I'm having trouble fully understanding this introductory combinatorics problem; this is all that's provided, so it's most likely me not fully comprehending the question.

Any help is appreciated.

The problem is this:

Each square of a 1998 by 2002 chess board contains either 0 or 1 such that the total number of squares containing 1 is odd in each row and each column. Prove that the number of white unit squares containing 1 is even.

I have discovered that this is a legitimate question and has been copied out of a book entitled 102 Combinatorial Problems where the problem and solution are clearly stated here.

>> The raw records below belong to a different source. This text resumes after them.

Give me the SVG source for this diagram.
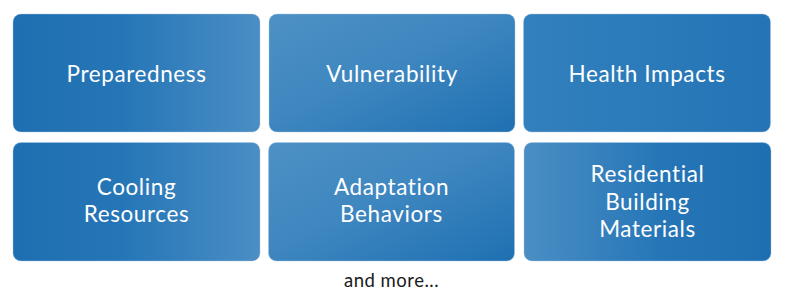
<svg xmlns="http://www.w3.org/2000/svg" width="785" height="305" viewBox="0 0 785 305">
<defs>
<linearGradient id="gH" x1="0" y1="0" x2="1" y2="0">
<stop offset="0" stop-color="#1e6fb1"/>
<stop offset="0.45" stop-color="#2676b7"/>
<stop offset="1" stop-color="#4a8ec4"/>
</linearGradient>
<linearGradient id="gHr" x1="0" y1="0" x2="1" y2="0">
<stop offset="0" stop-color="#4a8ec4"/>
<stop offset="0.55" stop-color="#2676b7"/>
<stop offset="1" stop-color="#1e6fb1"/>
</linearGradient>
<linearGradient id="gD" x1="0" y1="0" x2="1" y2="1">
<stop offset="0" stop-color="#4d91c5"/>
<stop offset="0.45" stop-color="#3f87c0"/>
<stop offset="1" stop-color="#1f70b2"/>
</linearGradient>
<linearGradient id="gF" x1="0" y1="0" x2="1" y2="0">
<stop offset="0" stop-color="#3280bd"/>
<stop offset="1" stop-color="#2474b6"/>
</linearGradient>
</defs>
<style>
.box{stroke:#a9c6e2;stroke-width:0.6;stroke-opacity:0.7}
.t{font-family:Lato,"Open Sans","DejaVu Sans",sans-serif;font-size:22.5px;font-weight:400;letter-spacing:0.6px;fill:#ffffff;text-anchor:middle;font-variant-ligatures:none}
.more{font-family:Lato,"Open Sans","DejaVu Sans",sans-serif;font-size:18.5px;font-weight:400;letter-spacing:0.5px;fill:#1a1a1a;text-anchor:middle;font-variant-ligatures:none}
</style>
<g id="node-preparedness">
<rect class="box" x="13" y="14" width="247" height="118" rx="8" fill="url(#gH)"/>
<text class="t" x="136.5" y="81.5">Preparedness</text>
</g>
<g id="node-vulnerability">
<rect class="box" x="269" y="14" width="246" height="118" rx="8" fill="url(#gD)"/>
<text class="t" x="392" y="81.5">Vulnerability</text>
</g>
<g id="node-health-impacts">
<rect class="box" x="523.5" y="14" width="247" height="118" rx="8" fill="url(#gF)"/>
<text class="t" x="647" y="81.5">Health Impacts</text>
</g>
<g id="node-cooling-resources">
<rect class="box" x="13" y="142.5" width="247" height="118.5" rx="8" fill="url(#gH)"/>
<text class="t" x="136.5" y="195">Cooling</text>
<text class="t" x="136.5" y="222">Resources</text>
</g>
<g id="node-adaptation-behaviors">
<rect class="box" x="268.5" y="142.5" width="246" height="118.5" rx="8" fill="url(#gD)"/>
<text class="t" x="391.5" y="195">Adaptation</text>
<text class="t" x="391.5" y="222">Behaviors</text>
</g>
<g id="node-residential-building-materials">
<rect class="box" x="524" y="142.5" width="247" height="118.5" rx="8" fill="url(#gHr)"/>
<text class="t" x="647.5" y="182">Residential</text>
<text class="t" x="647.5" y="209.5">Building</text>
<text class="t" x="647.5" y="237">Materials</text>
</g>
<g id="connectors"></g>
<text class="more" x="391.5" y="287">and more...</text>
</svg>
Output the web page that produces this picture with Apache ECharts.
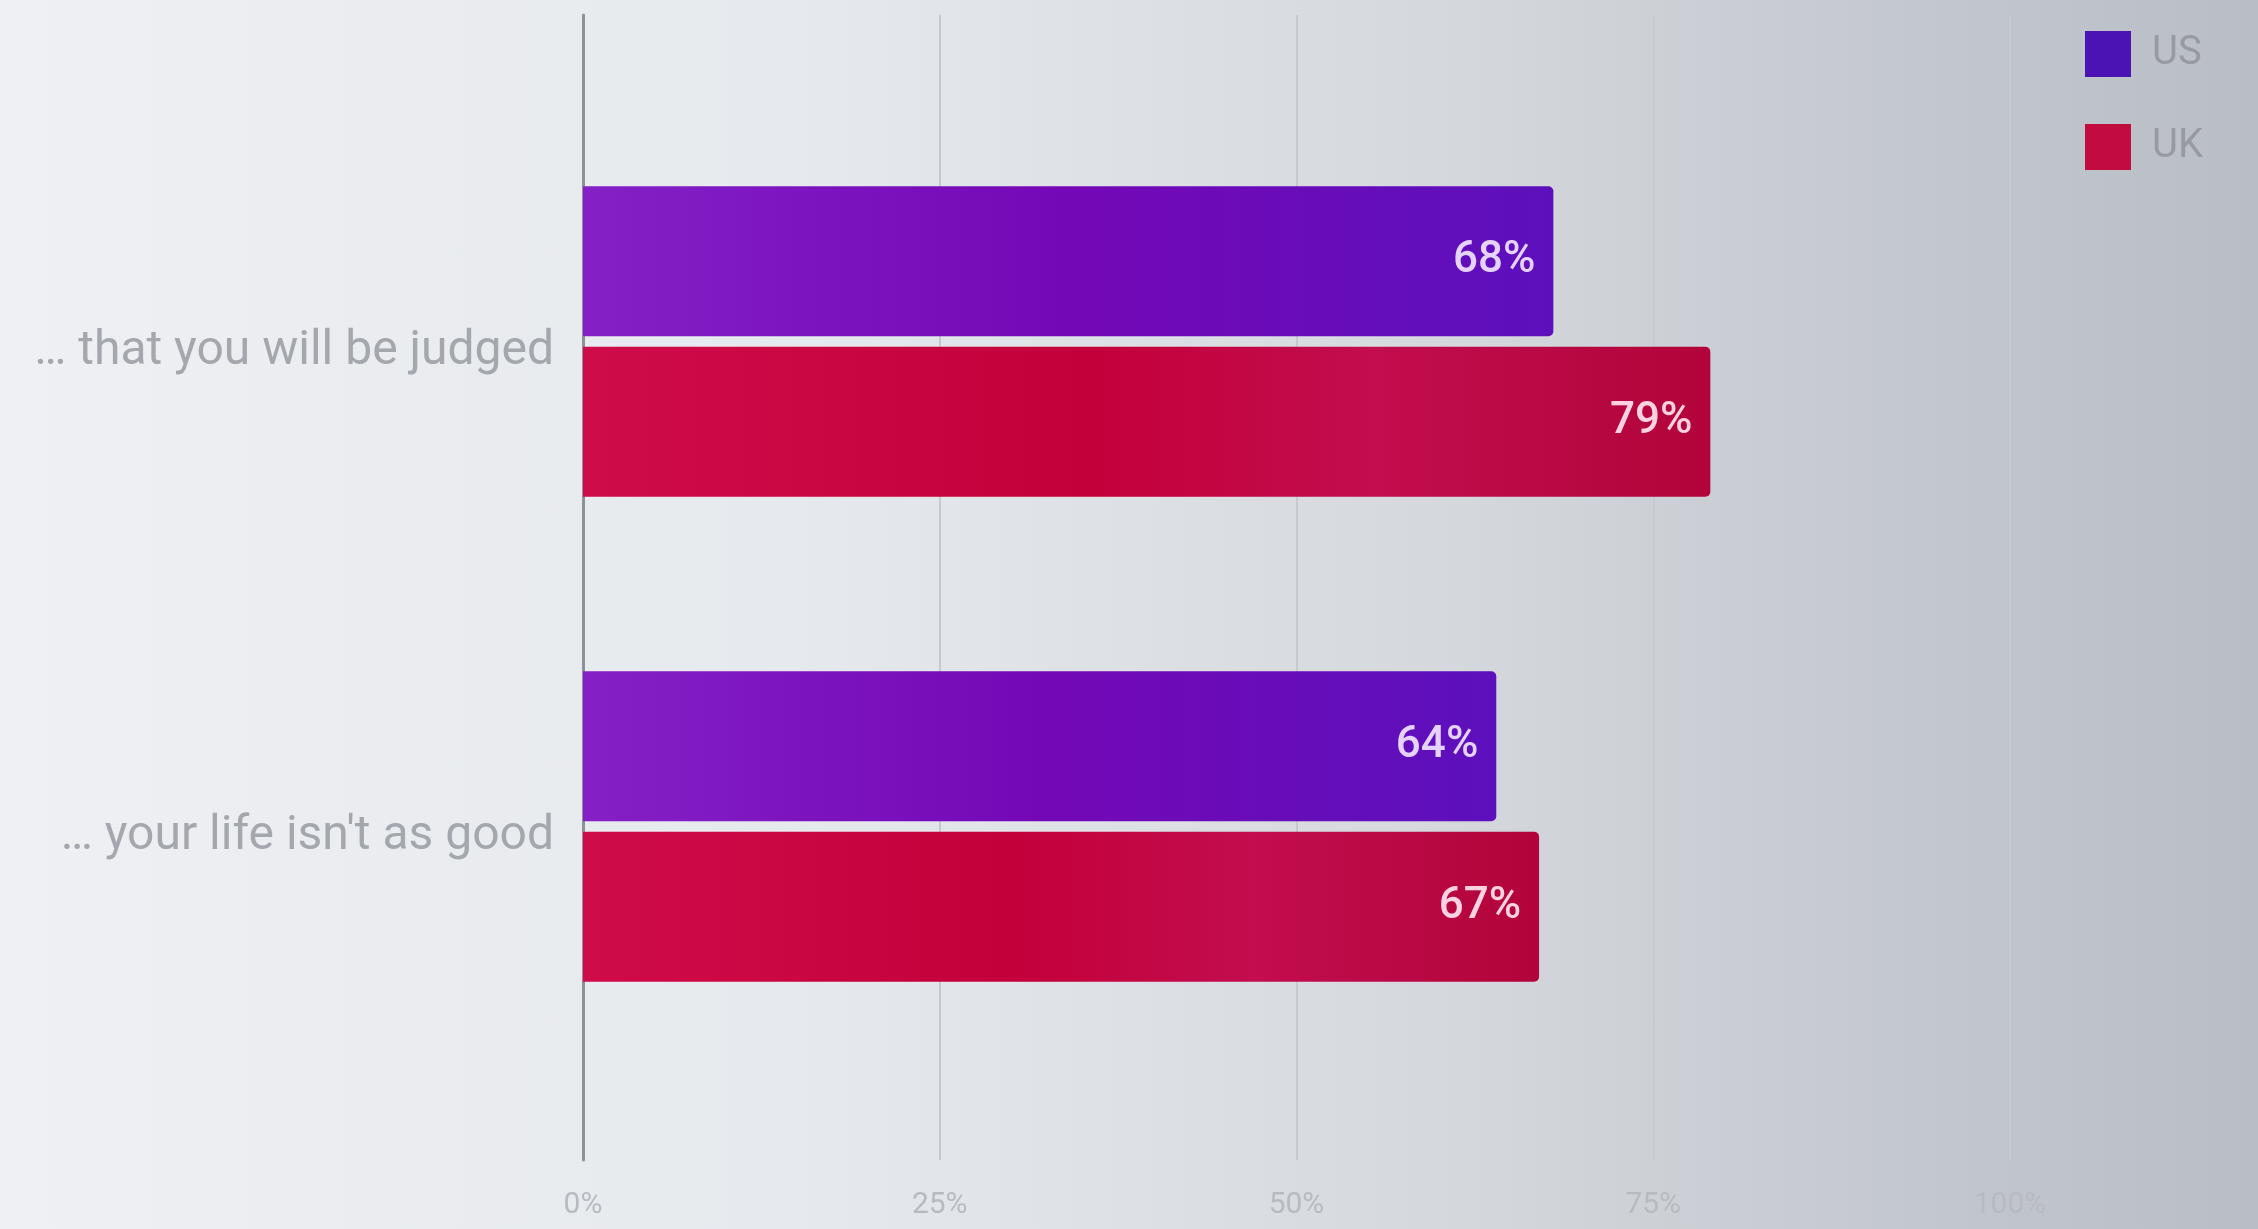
<!DOCTYPE html>
<html>
<head>
<meta charset="utf-8">
<title>US vs UK</title>
<script src="https://cdn.jsdelivr.net/npm/echarts@6/dist/echarts.min.js"></script>
<style>
  html, body { margin: 0; padding: 0; }
  body {
    width: 2258px; height: 1229px; overflow: hidden;
    background: linear-gradient(90deg, #eef0f3 0%, #e6e9ed 35%, #d4d8dd 65%, #c3c7ce 85%, #b9bdc5 100%);
  }
  #chart { width: 2258px; height: 1229px; }
</style>
</head>
<body>
<div id="chart"></div>
<script>
// Survey statements (share who feel each)
const categories = ['… that you will be judged', '… your life isn\'t as good'];
const usValues = [68, 64];
const ukValues = [79, 67];
const ticks = [0, 25, 50, 75, 100];
const seriesNames = ['US', 'UK'];

const chart = echarts.init(document.getElementById('chart'), null, { renderer: 'canvas' });

const usFill = new echarts.graphic.LinearGradient(0, 0, 1, 0, [
  { offset: 0, color: '#8420c6' },
  { offset: 0.5, color: '#7408b6' },
  { offset: 1, color: '#5c10bc' }
]);
const ukFill = new echarts.graphic.LinearGradient(0, 0, 1, 0, [
  { offset: 0, color: '#cf0c4a' },
  { offset: 0.45, color: '#c4003a' },
  { offset: 0.7, color: '#c20d4e' },
  { offset: 1, color: '#b2043a' }
]);

const plotLeft = 583;
const plotRight = 2258 - 2010;

chart.setOption({
  animation: false,
  textStyle: { fontFamily: 'Roboto, "Noto Sans", sans-serif' },
  legend: {
    orient: 'vertical',
    left: 2080,
    top: 26,
    itemWidth: 46,
    itemHeight: 46,
    itemGap: 47,
    icon: 'rect',
    textStyle: { fontSize: 40, color: '#979ba1', padding: [0, 0, 0, 16] },
    data: [
      { name: seriesNames[0], itemStyle: { color: '#4b12b4' } },
      { name: seriesNames[1], itemStyle: { color: '#c20c40' } }
    ]
  },
  grid: [
    // frame grid: gridlines, tick labels and the zero axis line
    { left: plotLeft, right: plotRight, top: 15, bottom: 69 },
    // bar grid: category bands
    { left: plotLeft, right: plotRight, top: 99, height: 970 }
  ],
  xAxis: [
    {
      gridIndex: 0, type: 'value', min: ticks[0], max: ticks[ticks.length - 1], interval: 25,
      axisLine: { show: false }, axisTick: { show: false },
      splitLine: { show: true, lineStyle: { color: '#c6cad0', width: 2 } },
      axisLabel: {
        margin: 30, fontSize: 30, color: '#b7bbc1',
        formatter: v => v + '%'
      }
    },
    {
      gridIndex: 1, type: 'value', min: ticks[0], max: ticks[ticks.length - 1],
      show: false
    }
  ],
  yAxis: [
    {
      gridIndex: 0, type: 'value',
      axisLine: { show: true, lineStyle: { color: '#8e9298', width: 3 } },
      axisTick: { show: false }, axisLabel: { show: false }, splitLine: { show: false }
    },
    {
      gridIndex: 1, type: 'category', inverse: true, data: categories,
      axisLine: { show: false }, axisTick: { show: false },
      axisLabel: {
        margin: 29,
        formatter: v => '{c|' + v + '}',
        rich: { c: { fontSize: 48, color: '#a4a8ae', padding: [20, 0, 0, 0] } }
      }
    }
  ],
  series: [
    {
      name: seriesNames[0], type: 'bar', xAxisIndex: 1, yAxisIndex: 1,
      data: usValues, barWidth: 150, barGap: '7%',
      itemStyle: { color: usFill, borderRadius: [0, 5, 5, 0] },
      label: {
        show: true, position: 'insideRight', distance: 18,
        fontSize: 44, fontWeight: 500, color: '#e6d2ff',
        formatter: p => p.value + '%'
      }
    },
    {
      name: seriesNames[1], type: 'bar', xAxisIndex: 1, yAxisIndex: 1,
      data: ukValues, barWidth: 150,
      itemStyle: { color: ukFill, borderRadius: [0, 5, 5, 0] },
      label: {
        show: true, position: 'insideRight', distance: 18,
        fontSize: 44, fontWeight: 500, color: '#ffd2e2',
        formatter: p => p.value + '%'
      }
    }
  ]
});
</script>
</body>
</html>
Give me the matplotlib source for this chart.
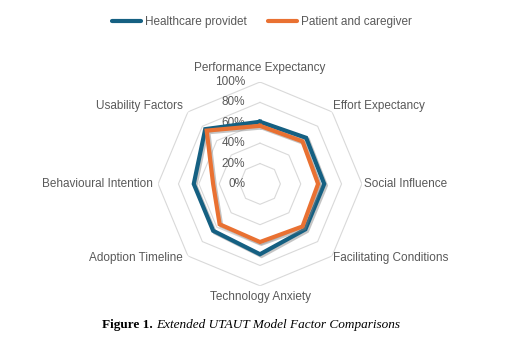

Thank you and apologies for the ambiguity.

Answer 1

Firstly, we show that one exists: take $$L_{1,1}=L_{2,2}=\cdots=L_{1998,1998}=L_{1998,1999}=L_{1998,2000}=L_{1998,2001}=L_{1998,2002}=1$$ and $0$s elsewhere. (We can inspect the properties hold.)

Next, observe that toggling the $0$s and $1$s in any $2 \times 2$ submatrix does not alter either the property (a) there's an odd number of $1$s in each row and column, and (b) the number of white-squared $1$s is even.

Finally, we will show that any matrix $M$ (with an odd number of $1$s in each row and column) can be realized from the above construction by a sequence of switches described above.

We use this algorithm:

• We proceed row-by-row then column-by-column. In the $i$-th row, suppose column $j$ disagrees with the goal matrix $M$. Then we toggle some $2 \times 2$ submatrix that contains cell $(i,j)$ in its top-left corner. (This means we don't affect previous switches.)

We will never reach a situation where $i$ is the $1998$-th row or $j$ is the $2002$-th column, otherwise $M$ would not satisfy the property that there's an odd number of $1$s in each row and column.

So the algorithm terminates and returns $M$.

Answer 2

The whole chessboard can be cut into $2 \times 2$ blocks which contain two black and two white squares. Let TL be the number of 1's in all the top-left squares of these blocks, and similarl TR, BL and BR are the number of 1's in all the top-right, bottom-left and bottom-right squares.

Now all the top-left squares and all the top-right squares together make every second row on the chessboard. So they are 999 rows, each with an odd number of 1's. Hence together they contain an odd number of 1's. This number of 1's is TL + TR.

All the top-left squares and all the bottom-left squares together make every second column on the chessboard. So they are 1001 rows, each with an odd number of 1's. Hence together they contain an odd number of 1's. This number of 1's is TL + BL.

Since TL + TR and TL + BL are both odd, their sum must be even. So TR + 2TL + BL is even. Since 2TL is even, this means that TR + BL is even.

Now the top-right and bottom-left squares are either both white or both black in each block. In fact, if they are both black/white in one block they will both be black/white in all blocks and will together constitute all the black/white squares.

Since TR+BL and TL + BR are both even, we have that the number of black squares with a 1, and also the number of white squares with a 1 are both even.